Desert Detox Lessons
“I need to redo my life, “I said.
“You are always redoing your life,” said a friend
But I wasn’t really redoing…I was just adding on. I had accumulated too many projects, too many hobbies, too many identities. Without focus I was becoming meaningless. In the words of Robert Hanson, President of Levi’s North America, I needed to ‘edit and amplify.’
In order to kickstart the process I decided to go on a 4 day detox cleanse in Desert Hot Springs. While many people opted for plethora of tempting distractions on ‘la playa’ at Burning Man, I decided to go for a less overwhelming desert retreat at We Care Spa.
I arrived in warm air with hopes of simplicity, clarity, and smorgasbord of fresh juices fed to me by a well-built cabana boy.
When I got there I was in for a surprise. There wasn’t a cabana boy in sight and I was instructed to feed myself a diet that resembled a plan for emaciation: 1 veggie juice and 1 veggie soup a day! In addition to downing fiber pills, I was also encouraged to embark upon colonics, which is a fancy term for having water pushed up through your butthole to flush out your lower intestine of accumulated debris.
“Edit and Amplify” was turning into “Purge and Redo.”
However daunting the diet, it did start to refocus my life. After all it’s pretty hard to manage my multiple projects while loopy on a desert fast. My retreat was turning into a vision quest-a hunt to find true purpose…and leave the rest for the vultures.
Amid massages, juice connections, colon cleanses and one unfortunate experience running into a door (I am blaming my fasting state, not my coordination), I also had time for yoga sessions at the Spa. One yoga teacher, Patricia, become my muse for the art of redoing.
As I went through a slow vinyassa in her class, I was overwhelmed with a sense of compassion from her instruction. I have taken yoga all over the world and never seen someone so intimately involved with each class member. Patricia took the time to learn everyone’s name and devoted herself to modifications and challenges unique to each person’s condition. Love ebbed out of her fingertips as she encouraged our muscles to go to new levels. When I found out she was, like me, originally from Montana, I knew I had to speak to her.
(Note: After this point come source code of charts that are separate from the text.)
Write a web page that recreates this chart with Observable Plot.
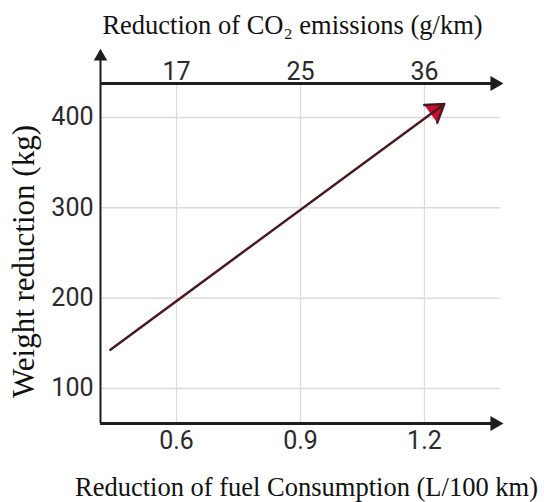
<!DOCTYPE html>
<html>
<head>
<meta charset="utf-8">
<script src="https://cdn.jsdelivr.net/npm/d3@7"></script>
<script src="https://cdn.jsdelivr.net/npm/@observablehq/plot@0.6"></script>
<style>
  html, body { margin: 0; padding: 0; background: #fff; }
</style>
</head>
<body>
<div id="chart"></div>
<script>
// ---- data ----
const fuelTicks = [0.6, 0.9, 1.2];          // bottom axis (L/100 km)
const co2Labels = [17, 25, 36];             // top axis (g/km), same positions
const weightTicks = [100, 200, 300, 400];   // left axis (kg)
const fuelReduction = [0.44, 1.248];        // line start / end
const weightReduction = [143, 415];

const topTitle = "Reduction of CO\u2082 emissions (g/km)";
const bottomTitle = "Reduction of fuel Consumption (L/100 km)";
const leftTitle = "Weight reduction (kg)";

// ---- layout ----
const xDomain = [0.416, 1.384];
const yDomain = [61.25, 437.6];
const yAxisTip = yDomain[1] + 0.083 * (yDomain[1] - yDomain[0]);

const segment = [{x1: fuelReduction[0], y1: weightReduction[0], x2: fuelReduction[1], y2: weightReduction[1]}];

const serif = "'Liberation Serif', 'Times New Roman', serif";
const tickFont = "Roboto, 'Liberation Sans', sans-serif";
const axisColor = "#1e1e1e";
const gridColor = "#dcdcdc";

const chart = Plot.plot({
  width: 544,
  height: 502,
  marginLeft: 100,
  marginRight: 44,
  marginTop: 83,
  marginBottom: 79,
  style: {fontFamily: tickFont, fontSize: "25px", color: "#2a2a2a", background: "#fff"},
  x: {domain: xDomain, axis: null},
  y: {domain: yDomain, axis: null},
  marks: [
    // grid
    Plot.ruleY(weightTicks, {stroke: gridColor, strokeWidth: 1.5}),
    Plot.ruleX(fuelTicks, {stroke: gridColor, strokeWidth: 1.2}),
    // axes lines
    Plot.ruleY([yDomain[1]], {stroke: axisColor, strokeWidth: 3}),
    Plot.ruleY([yDomain[0]], {stroke: axisColor, strokeWidth: 3}),
    Plot.ruleX([xDomain[0]], {y1: yDomain[0], y2: yAxisTip, stroke: axisColor, strokeWidth: 2}),
    // arrowheads of axes
    Plot.dot([0], {frameAnchor: "top-right", dx: -5.7, symbol: "triangle", rotate: 90, r: 5.6, fill: axisColor, stroke: "none"}),
    Plot.dot([0], {frameAnchor: "bottom-right", dx: -5.7, symbol: "triangle", rotate: 90, r: 5.6, fill: axisColor, stroke: "none"}),
    Plot.dot([0], {frameAnchor: "top-left", dy: -27, symbol: "triangle", r: 5, fill: axisColor, stroke: "none"}),
    // tick labels
    Plot.axisY({ticks: weightTicks, tickSize: 0, tickPadding: 7, tickFormat: d => String(d), fill: "#2a2a2a"}),
    Plot.axisX({anchor: "bottom", ticks: fuelTicks, tickSize: 0, tickPadding: 8, tickFormat: d => d.toFixed(1), fill: "#2a2a2a"}),
    Plot.axisX({anchor: "top", ticks: fuelTicks, tickSize: 0, tickPadding: 3.5, tickFormat: (d, i) => String(co2Labels[i]), fill: "#2a2a2a"}),
    // data line with arrowhead
    Plot.arrow(segment, {x1: "x1", y1: "y1", x2: "x2", y2: "y2", stroke: "#4a1a1e", fill: "#c8102e", strokeWidth: 2.5, headLength: 12, headAngle: 66}),
    // titles
    Plot.text([topTitle], {text: d => d, frameAnchor: "top", dx: -8, dy: -58, lineAnchor: "middle", fontFamily: serif, fontSize: 26.5, fill: "#111"}),
    Plot.text([bottomTitle], {text: d => d, frameAnchor: "bottom", dx: 6, dy: 64, lineAnchor: "middle", fontFamily: serif, fontSize: 26.5, fill: "#111"}),
    Plot.text([leftTitle], {text: d => d, frameAnchor: "left", textAnchor: "middle", dx: -76, dy: 8, rotate: -90, lineAnchor: "middle", fontFamily: serif, fontSize: 31, fill: "#111"})
  ]
});
document.getElementById("chart").appendChild(chart);
</script>
</body>
</html>
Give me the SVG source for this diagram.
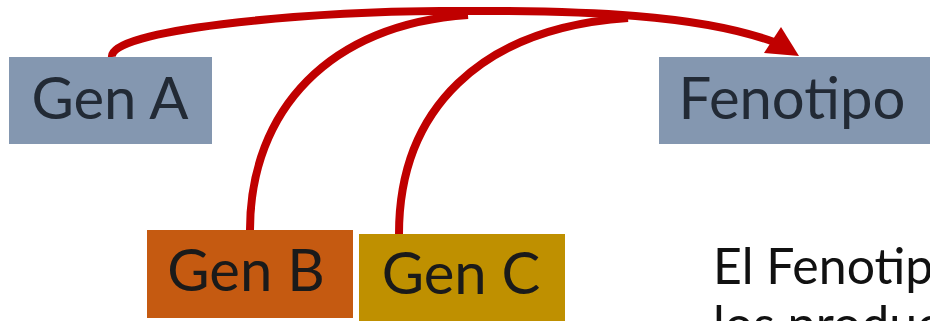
<svg xmlns="http://www.w3.org/2000/svg" width="930" height="321" viewBox="0 0 930 321">
<style>
.lbl{font-family:Lato,"Noto Sans",sans-serif;font-size:58px;text-anchor:middle}
.gray{fill:#8497B0}
.conn{fill:none;stroke:#C00000;stroke-width:8;stroke-linecap:butt}
.body{font-family:Lato,"Noto Sans",sans-serif;font-size:50px;fill:#111}
</style>
<rect width="930" height="321" fill="#fff"/>
<g id="connectors">
<path class="conn" d="M112,57 C108,30 300,12 440,11 C590,10 700,15 774,42"/>
<path class="conn" d="M250,230 C250,110 330,24 468,15"/>
<path class="conn" d="M399,234 C399,110 480,28 628,18"/>
<polygon points="781,27 799,56 764,53" fill="#C00000"/>
</g>
<g id="genA">
<rect class="gray" x="9" y="57" width="203" height="87"/>
<text class="lbl" x="110" y="119" fill="#222A35">Gen A</text>
</g>
<g id="fenotipo">
<rect class="gray" x="659" y="57" width="271" height="87"/>
<text class="lbl" x="792" y="119" fill="#222A35">Fenotipo</text>
</g>
<g id="genB">
<rect x="147" y="230" width="206" height="88" fill="#C55A11"/>
<text class="lbl" x="246" y="291" fill="#1a1a1a">Gen B</text>
</g>
<g id="genC">
<rect x="359" y="234" width="206" height="87" fill="#BF9000"/>
<text class="lbl" x="461" y="294" fill="#1a1a1a">Gen C</text>
</g>
<text class="body" x="713" y="284">El Fenotipo</text>
<text class="body" x="713" y="342">los productos</text>
</svg>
I shyly approached her and asked her how she was able to teach yoga with such devotional caring.
“Well—it came to me,” she said. “Before I taught yoga, I didn’t know my path in life. I just kept flailing around and was really unhappy. I had all the odd jobs; I worked as a receptionist, for tech companies, even as an urban nomadic farmer.”
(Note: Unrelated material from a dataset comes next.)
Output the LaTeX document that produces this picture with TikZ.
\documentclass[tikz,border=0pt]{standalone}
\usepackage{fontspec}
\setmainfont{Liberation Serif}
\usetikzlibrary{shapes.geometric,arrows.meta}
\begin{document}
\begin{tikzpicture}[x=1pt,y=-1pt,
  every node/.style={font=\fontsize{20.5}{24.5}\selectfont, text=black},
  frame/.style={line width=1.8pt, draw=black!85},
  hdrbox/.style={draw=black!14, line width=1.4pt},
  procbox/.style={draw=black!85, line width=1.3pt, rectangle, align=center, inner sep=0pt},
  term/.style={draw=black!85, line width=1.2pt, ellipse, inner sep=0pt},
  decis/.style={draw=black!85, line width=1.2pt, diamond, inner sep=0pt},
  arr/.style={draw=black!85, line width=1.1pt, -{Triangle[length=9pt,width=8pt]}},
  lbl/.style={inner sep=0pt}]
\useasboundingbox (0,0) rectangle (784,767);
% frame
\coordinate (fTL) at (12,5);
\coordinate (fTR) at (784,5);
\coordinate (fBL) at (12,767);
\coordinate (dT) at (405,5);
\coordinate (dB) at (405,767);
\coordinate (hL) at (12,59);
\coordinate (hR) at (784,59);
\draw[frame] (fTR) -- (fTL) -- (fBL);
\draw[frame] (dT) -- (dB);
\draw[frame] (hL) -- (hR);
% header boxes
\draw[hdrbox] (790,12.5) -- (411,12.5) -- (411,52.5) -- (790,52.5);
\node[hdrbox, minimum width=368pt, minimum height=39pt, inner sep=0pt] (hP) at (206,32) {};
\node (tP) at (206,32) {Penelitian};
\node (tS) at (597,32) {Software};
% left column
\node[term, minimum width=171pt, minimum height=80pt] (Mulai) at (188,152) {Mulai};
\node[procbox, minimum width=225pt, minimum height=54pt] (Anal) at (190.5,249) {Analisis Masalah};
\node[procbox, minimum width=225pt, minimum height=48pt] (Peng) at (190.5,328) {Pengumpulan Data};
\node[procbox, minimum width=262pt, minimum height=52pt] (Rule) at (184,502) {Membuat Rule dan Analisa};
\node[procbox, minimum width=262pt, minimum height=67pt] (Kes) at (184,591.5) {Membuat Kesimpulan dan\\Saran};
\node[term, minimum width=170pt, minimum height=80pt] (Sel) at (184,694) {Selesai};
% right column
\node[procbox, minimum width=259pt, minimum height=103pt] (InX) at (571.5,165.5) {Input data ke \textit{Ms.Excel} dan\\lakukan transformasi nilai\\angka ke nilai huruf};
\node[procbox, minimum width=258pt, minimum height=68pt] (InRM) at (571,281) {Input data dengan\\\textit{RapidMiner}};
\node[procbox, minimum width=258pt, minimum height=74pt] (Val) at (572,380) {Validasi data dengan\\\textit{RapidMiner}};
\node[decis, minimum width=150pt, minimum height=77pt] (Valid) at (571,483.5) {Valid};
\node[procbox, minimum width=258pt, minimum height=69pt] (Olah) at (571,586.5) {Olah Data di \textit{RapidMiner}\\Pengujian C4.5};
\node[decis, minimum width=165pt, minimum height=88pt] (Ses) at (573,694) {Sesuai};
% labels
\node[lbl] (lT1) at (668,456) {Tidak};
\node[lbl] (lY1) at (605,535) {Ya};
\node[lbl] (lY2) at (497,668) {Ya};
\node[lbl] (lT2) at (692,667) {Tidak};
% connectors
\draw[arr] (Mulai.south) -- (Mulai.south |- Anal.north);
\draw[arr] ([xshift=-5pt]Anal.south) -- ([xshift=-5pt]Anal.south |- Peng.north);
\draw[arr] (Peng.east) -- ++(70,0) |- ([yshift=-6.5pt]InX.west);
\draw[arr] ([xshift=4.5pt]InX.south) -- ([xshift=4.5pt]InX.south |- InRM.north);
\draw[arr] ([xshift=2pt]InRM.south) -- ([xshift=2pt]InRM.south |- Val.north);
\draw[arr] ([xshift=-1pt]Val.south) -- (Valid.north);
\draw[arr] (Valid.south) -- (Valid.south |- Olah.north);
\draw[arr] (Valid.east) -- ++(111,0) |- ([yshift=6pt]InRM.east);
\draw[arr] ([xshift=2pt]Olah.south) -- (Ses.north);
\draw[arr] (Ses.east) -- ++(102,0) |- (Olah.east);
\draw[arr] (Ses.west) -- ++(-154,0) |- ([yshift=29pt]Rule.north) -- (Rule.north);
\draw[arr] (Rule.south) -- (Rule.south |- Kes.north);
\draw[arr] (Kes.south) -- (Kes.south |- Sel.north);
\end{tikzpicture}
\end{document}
“What’s an urban nomadic farmer?” I asked.
Patricia laughed and a jingle escaped her lips. “I drove around Austin taking care of people’s plants in offices. Pretty cool, right?”
“And yoga?” I asked curious how an urban nomadic farmer had just helped me achieve a perfect full wheel position.
“At the time I wasn’t even a yoga regular! But one day I went to an amazing class that so was powerful I cried while in Shavasana (resting post). I knew this was my calling. I knew that I wanted to make people feel like this.”
Patricia had found her path.
She continued, “I followed my teacher to the desert to learn more and devote myself to teaching. I also went to yoga teacher training in Grass Valley (Sivananda).”
I told Patricia my own concerns with path hopping, and she looked me in my eyes and said, “I feel you are already onto it. Someone once told me this: ‘You ask the questions that you already have the answers to.’ So you see, your path is already in you.”
She encouraged me to be open and loving and listen to my heart. I assume she meant really OPEN, not ‘faux pen’.
“The mind blocks the soul, “she said. Don’t let the mind work and just do what makes the soul sing. When your soul sings, you have found your path.”
We hugged and she whispered encouraging words in my ear. I left the room feeling surer of myself than I had in a long time.
As I poured myself a glass of cool lemon water, another woman approached me. She smiled softly and asked if she could share a prayer with me. I wasn’t much of a prayer person, but I decided to be open.
Her blue eyes shone as she recited a prayer she had learned while on a retreat with Deepak Chopra.
Who am I
What makes me happy
What is my purpose in life?
Can I feel or hear my heart beat?
She told me that if I recited this daily as I guided myself into meditation I would find my path. It could be the desert detox delirium, but I believed her.